If there is a high correlation then profits from the strategy should reflect this by rising in a steady upwards line on the chart.

The results are shown below and show that whilst the strategy gave consistent profits up until 2005 it has broadly gone sideways since then, indicating that the seasonal effect seems to have worn off since 2005.

Conclusion 

Despite their experiments seeming to indicate seasonality, to some extent exists for EUR/USD in line with the theory that the Euro strengthens into year end and then weakens in January, the experimenters remain highly sceptical of any claims to seasonality in FX pairs.

They argue that the results are probably just incidences of random patterns.

In an echo of the Lady Tasting Tea, they argue that if a currency shows strength (or weakness) in December consistently for five months in a row - like the Euro - it might look like there is a seasonal cause behind it when actually it's is a purely random streak. 

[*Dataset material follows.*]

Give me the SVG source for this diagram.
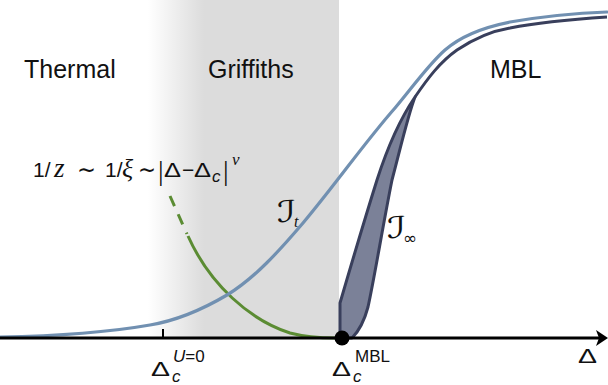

Although on its own a sequence of five strong December's would be rare in a purely random sample (equivalent to tossing a coin the same side five times in a row which is 6.25%), if taken together with nine other currency pairs the chance that at least one of them will show a run of five in a row becomes much higher at 6.25% x 10 = 62.5%, which is probable. 

" But as we start to add more coins, the probability rises substantially that at least one of them will hit a streak. In fact, if we flip more than 10 separate coins (or consider more than 10 FX crosses), it is actually more likely than not that one of them will show the same side five times in a row."

They conclude that:

"As the universe of crosses expands, it actually becomes probable that we will observe at least one “lucky streak” at any given time (Exhibit 4). We find this a much more plausible explanation for what otherwise looks like unexplainable seasonality, and this sort of randomness can only be sorted out over a very long time horizon."